Although national MOB rents have remained mostly flat over the past four years—rising just 0.1% in Q1—performance varies widely by market. Thirteen metros posted year-over-year rent increases above 5%, with some exceeding 7%.
This growth is especially pronounced in secondary, expansion-focused markets like Reno, Salt Lake City, and Nashville, which rank among the top performers. Other high-growth regions—including Atlanta, Austin, Tampa/St. Petersburg, Orange County, Orlando, and Raleigh/Durham—also continue to see steady rent increases, supported by solid demand and consistent absorption.
A key driver behind this trend is strong healthcare sector growth. Healthcare accounted for about 69% of U.S. job creation in January, led by ambulatory services, while medical office–using employment is projected to grow 5.5% in 2026.
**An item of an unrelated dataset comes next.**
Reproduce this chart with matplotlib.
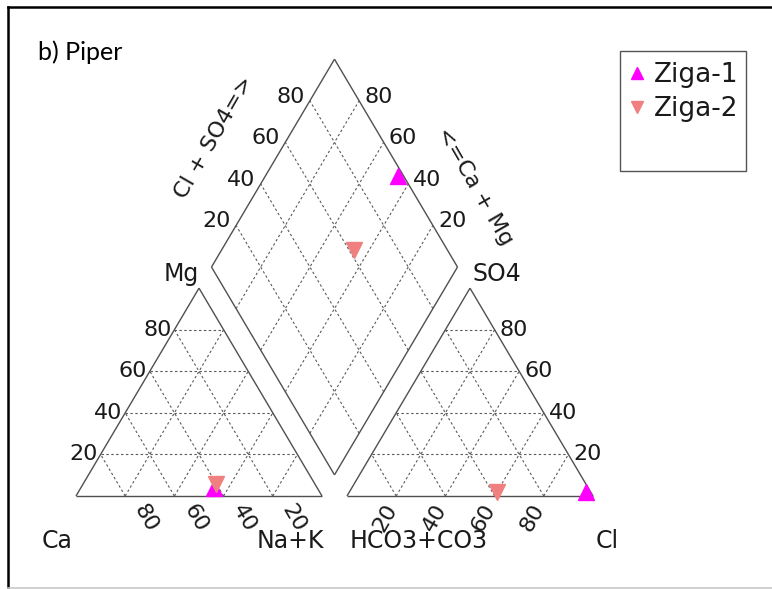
import numpy as np
import matplotlib
matplotlib.use('Agg')
import matplotlib.pyplot as plt
from matplotlib.lines import Line2D
from matplotlib.patches import Rectangle

# ── Data (percent of meq) ──────────────────────────────────
sites = ['Ziga-1', 'Ziga-2']
ca = [42, 40]
mg = [4, 6]
nak = [54, 54]
hco3 = [2, 38]
so4 = [2, 2]
cl = [96, 60]
colors = ['#FF00FF', '#F08080']
markers = ['^', 'v']
ticks = [20, 40, 60, 80]

# ── Geometry ───────────────────────────────────────────────
W, H = 772, 589
PX0, PY0, SX, SY = 76, 496, 246, 240   # pixel origin / scale
G = 0.1016                              # gap between panels
h = np.sqrt(3) / 2
OUT = '#505050'
GRID = '#5A5A5A'

plt.rcParams['font.family'] = ['DejaVu Sans']
plt.rcParams['text.color'] = '#1A1A1A'

fig = plt.figure(figsize=(W / 100, H / 100), dpi=100)
ax = fig.add_axes([0, 0, 1, 1])
ax.set_xlim(-PX0 / SX, (W - PX0) / SX)
ax.set_ylim((PY0 - H) / SY, PY0 / SY)
ax.axis('off')


def px(dx, dy):
    # pixel offset -> data offset
    return dx / SX, -dy / SY


def left_tri(c, m):
    # c = Ca fraction, m = Mg fraction
    n = 1 - c - m
    return n + m / 2, m * h


def right_tri(cl_, s):
    return 1 + G + cl_ + s / 2, s * h


def diamond(a, c):
    # a = Cl+SO4, c = Ca+Mg
    bx, by = 1 + G / 2, G * h
    return bx + 0.5 * (a - c), by + h * (a + c)


def seg(p, q, **kw):
    ax.plot([p[0], q[0]], [p[1], q[1]], **kw)


outline = dict(color=OUT, lw=1.0, solid_capstyle='butt')
grid = dict(color=GRID, lw=0.8, ls=(0, (2.2, 2.2)))

# ── Triangles ──────────────────────────────────────────────
for off in (0, 1 + G):
    A, B, C = (off, 0), (off + 1, 0), (off + 0.5, h)
    seg(A, B, **outline); seg(B, C, **outline); seg(C, A, **outline)
    for t in ticks:
        f = t / 100
        seg((off + f / 2, f * h), (off + 1 - f / 2, f * h), **grid)
        seg((off + f, 0), (off + f / 2, f * h), **grid)
        seg((off + f, 0), (off + 0.5 + f / 2, (1 - f) * h), **grid)

# ── Diamond ────────────────────────────────────────────────
Db, Dl, Dt, Dr = diamond(0, 0), diamond(0, 1), diamond(1, 1), diamond(1, 0)
for p, q in [(Db, Dl), (Dl, Dt), (Dt, Dr), (Dr, Db)]:
    seg(p, q, **outline)
for t in ticks:
    f = t / 100
    seg(diamond(f, 0), diamond(f, 1), **grid)
    seg(diamond(0, f), diamond(1, f), **grid)

# ── Tick labels ────────────────────────────────────────────
fs = 16
for t in ticks:
    f = t / 100
    # left triangle: Mg on left edge
    dx, dy = px(-3, 0)
    ax.text(f / 2 + dx, f * h + dy, str(t), ha='right', va='center',
            fontsize=fs)
    # left triangle: Ca along base (rotated)
    dx, dy = px(21, 22)
    ax.text(1 - f + dx, dy, str(t), ha='center', va='center',
            rotation=-60, fontsize=fs)
    # right triangle: SO4 on right edge
    dx, dy = px(5, 0)
    ax.text(2 + G - f / 2 + dx, f * h + dy, str(t), ha='left',
            va='center', fontsize=fs)
    # right triangle: Cl along base
    dx, dy = px(-11, 22)
    ax.text(1 + G + f + dx, dy, str(t), ha='center', va='center',
            rotation=60, fontsize=fs)
    # diamond upper-left edge: Cl + SO4
    x, y = diamond(f, 1)
    dx, dy = px(-5, -4)
    ax.text(x + dx, y + dy, str(t), ha='right', va='center', fontsize=fs)
    # diamond upper-right edge: Ca + Mg
    x, y = diamond(1, f)
    dx, dy = px(5, -4)
    ax.text(x + dx, y + dy, str(t), ha='left', va='center', fontsize=fs)

# ── Corner / axis labels ───────────────────────────────────
def ptext(xp, yp, s, size=17, **kw):
    ax.text((xp - PX0) / SX, (PY0 - yp) / SY, s, ha='center',
            va='center', fontsize=size, **kw)

ptext(181, 274, 'Mg')
ptext(497, 274, 'SO4')
ptext(57, 541, 'Ca')
ptext(290, 541, 'Na+K')
ptext(419, 541, 'HCO3+CO3')
ptext(607, 541, 'Cl')
ptext(214, 137, 'Cl + SO4=>', size=16, rotation=60)
ptext(475, 186, '<=Ca + Mg', size=16, rotation=-60)

# ── Samples ────────────────────────────────────────────────
for i, name in enumerate(sites):
    pts = [left_tri(ca[i] / 100, mg[i] / 100),
           right_tri(cl[i] / 100, so4[i] / 100),
           diamond((cl[i] + so4[i]) / 100, (ca[i] + mg[i]) / 100)]
    xs = [p[0] for p in pts]
    ys = [p[1] for p in pts]
    ax.plot(xs, ys, ls='none', marker=markers[i], ms=11, color=colors[i],
            mec=colors[i], label=name, zorder=5)

# ── Legend (box drawn separately, it has empty space below) ─
fig.add_artist(Rectangle((620 / W, 1 - 171 / H), 126 / W, 120 / H,
                         transform=fig.transFigure, fill=False,
                         edgecolor='#555555', lw=1.0))
fig.legend(loc='upper left', bbox_to_anchor=(616 / W, 1 - 49 / H),
           frameon=False, fontsize=19, handlelength=0.6,
           handletextpad=0.35, borderpad=0, labelspacing=0.3,
           markerscale=0.85)

# ── Title and frame ────────────────────────────────────────
fig.text(38 / W, 1 - 52 / H, 'b) Piper', fontsize=18, ha='left',
         va='center', family=['Lato', 'DejaVu Sans'], color='black')
fig.add_artist(Line2D([8 / W, 8 / W], [0, 1 - 7 / H], color='black',
                      lw=1.8, transform=fig.transFigure))
fig.add_artist(Line2D([8 / W, 1], [1 - 7 / H, 1 - 7 / H], color='black',
                      lw=1.8, transform=fig.transFigure))
fig.add_artist(Line2D([8 / W, 1], [1 - 588 / H, 1 - 588 / H],
                      color='#C8C8C8', lw=1.2, transform=fig.transFigure))

fig.savefig('out.png', dpi=100)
Meanwhile, supply remains constrained across much of the market. National vacancy held at 6%, staying below five-year averages in most tracked markets. Even in active development hubs like Dallas, Miami, Phoenix, San Francisco, and Los Angeles, over 88% of new space is already pre-leased—limiting near-term increases in vacancy.
This imbalance between demand and supply is tightening leasing conditions, particularly in secondary markets where inventory is limited and development pipelines are smaller. Markets such as San Diego, Seattle, Northern Virginia, and Salt Lake City continue to operate below historical vacancy levels, while others—including San Antonio, Washington, D.C., Boston, and Suburban Maryland—remain above trend.
Overall, more than 60% of tracked markets recorded positive net absorption over the past year. However, only a few—such as Dallas, Houston, Orange County, and Jacksonville—posted gains exceeding 100,000 square feet. Vacancy trends further underscore tightening conditions, especially in several Sun Belt markets where vacancy remains below average despite ongoing construction.